Ya lo he dicho otras veces: en Nicaragua no existen —ni se permiten— los matices. Consulte usted el diccionario de la Real Academia Española y encontrará que Nicaragua es el único país de habla hispana en donde la palabra matizar significa “embromar” y, más claramente, “joder”. La pluma de quien practica mi oficio es capaz de olvidar todo esto y crear ilusiones discursivas que permiten identificar y sintetizar tensiones y contradicciones en la historia. Hay quienes hasta hacen predicciones “sociológicas” que no pueden fallar: “La dictadura de los OrMu va a caer”. Y yo agrego, para graduarme de astrofísico y adivino: “El sol se va a apagar”.

 Escribir nos permite ordenar el mundo y darle nombre a las cosas para que se queden quietas. Y así, cuando me siento frente a la pantalla de mi ordenador, los insultos y las amenazas que cruzan los actores políticos de mi país desaparecen porque yo los pongo en su lugar; los morteros y altavoces de las protestas guardan silencio porque la magia de mi palabra logró descubrir un arreglo favorable para todos. Y hasta las balas de los francotiradores que dispararon contra los manifestantes en la masacre del 2018 se detienen en el aire, después de que yo leyera la Declaración de Derechos Humanos a los paramilitares del régimen.

Apago mi ordenador. Y se encienden las neuronas que me hacen recordar una realidad sobre la que, quizás, no se debería escribir nada. Pero en mis registros sinápticos se encuentra grabada la imagen del zapatero ambulante que camina anunciando sus servicios bajo la lluvia o el inclemente sol de Managua, rogando a Dios que ese día pueda dar de comer a su familia.

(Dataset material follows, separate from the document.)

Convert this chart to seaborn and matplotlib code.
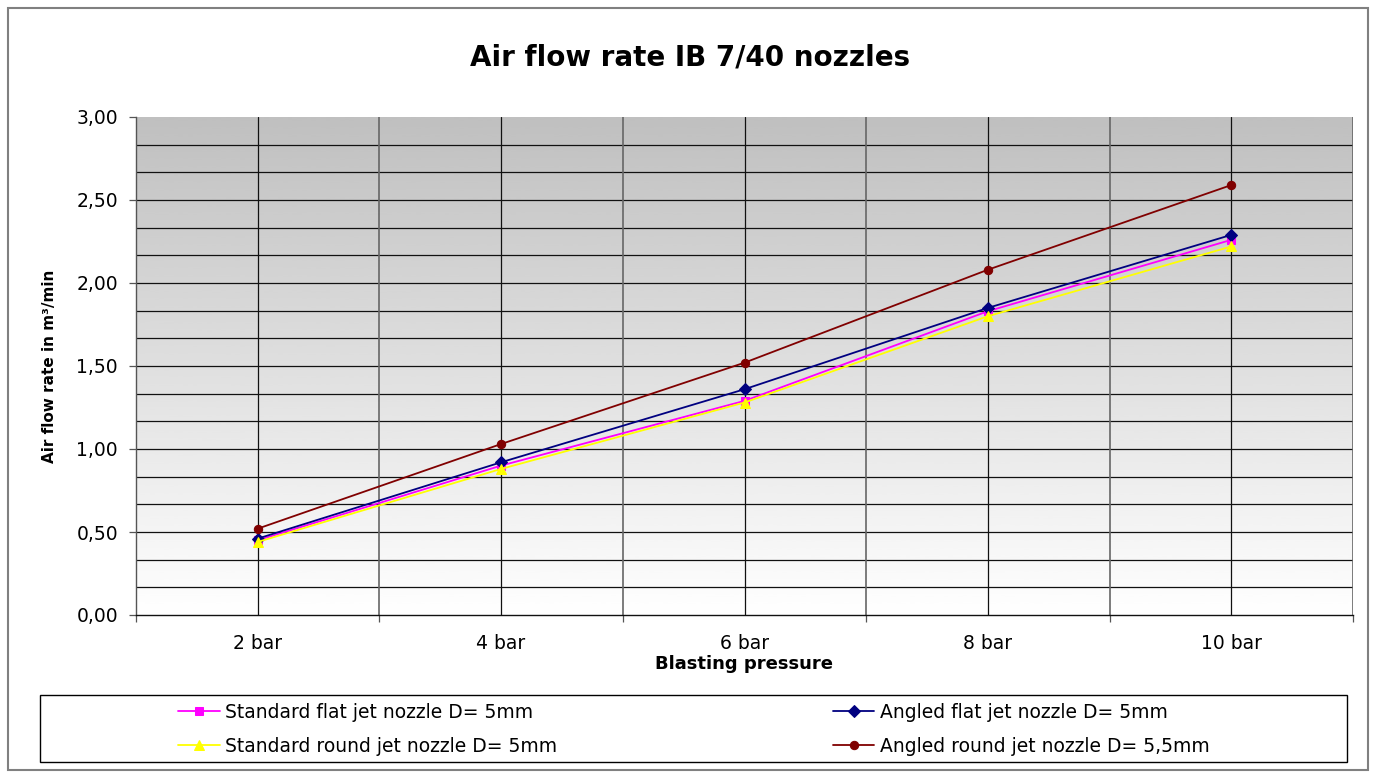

Y también conservo el recuerdo de la mujer macilenta que, bajo esa misma lluvia y ese mismo sol, vende su cuerpo en los alrededores de la llamada Asamblea Nacional, donde todos los días se prostituye la ley. Y no olvido, porque ni puedo ni debo olvidar, al campesino Pablo Leal, asesinado en el 2000 a balazos, frente a sus tres hijitos de doce, siete y cinco años, por Alejandro Carrión McDonough, hermano del entonces jefe del ejército general Javier Carrión McDonough, símbolos ambos de la cultura del privilegio que coloca por encima de la ley a cualquier salvaje que porte un apellido de “abolengo”.

Frente a memorias como estas, solo cabe seguir escribiendo, aunque sea para “analizar” la demencia del Carmen y su lucha contra la otra loquera, que con distinta bandera opera como “la oposición”. Escribir que la Sheynnis “conquista Asia” (100% Noticias, 02/04/24) y preocupa a los pre-pre-pre candidatos a la pre-pre-pre presidencia de nuestra pre-pre-pre república porque ¿qué tal si Washington ve en ella la solución para ordenar el manicomio? Escribir para “analizar” el fantástico caso de los expropiadores de ayer, que, expropiados por los expropiadores de hoy, reclaman con indignación que se respete su piñata (LA PRENSA, “Régimen se tomó…”, 21/05/24; “Rafael Solís: no son…”, 25/05/24). O, tal vez, escribir sobre los sacerdotes que, como el cura Benito Martínez, no esperan la segunda venida de Jesús, sino la de Ronald Reagan, el mismo Ronald Reagan que dijo a los nicaragüenses: “Mi paz os dejo, mi paz os doy”, antes de bombardearnos (ver Aciprensa, 16/005/24). Escribir, o tal vez enfundar la pluma, adentrarme en el bosque para escuchar mi silencio y olvidar. ¿Olvidar? El bosque es encantador, oscuro y profundo pero yo tengo promesas que cumplir, y kilómetros que recorrer antes de dormir y kilómetros que recorrer antes de dormir (Robert Frost).

El autor es profesor retirado del Departamento de Ciencias Políticas de la Universidad Western Canadá.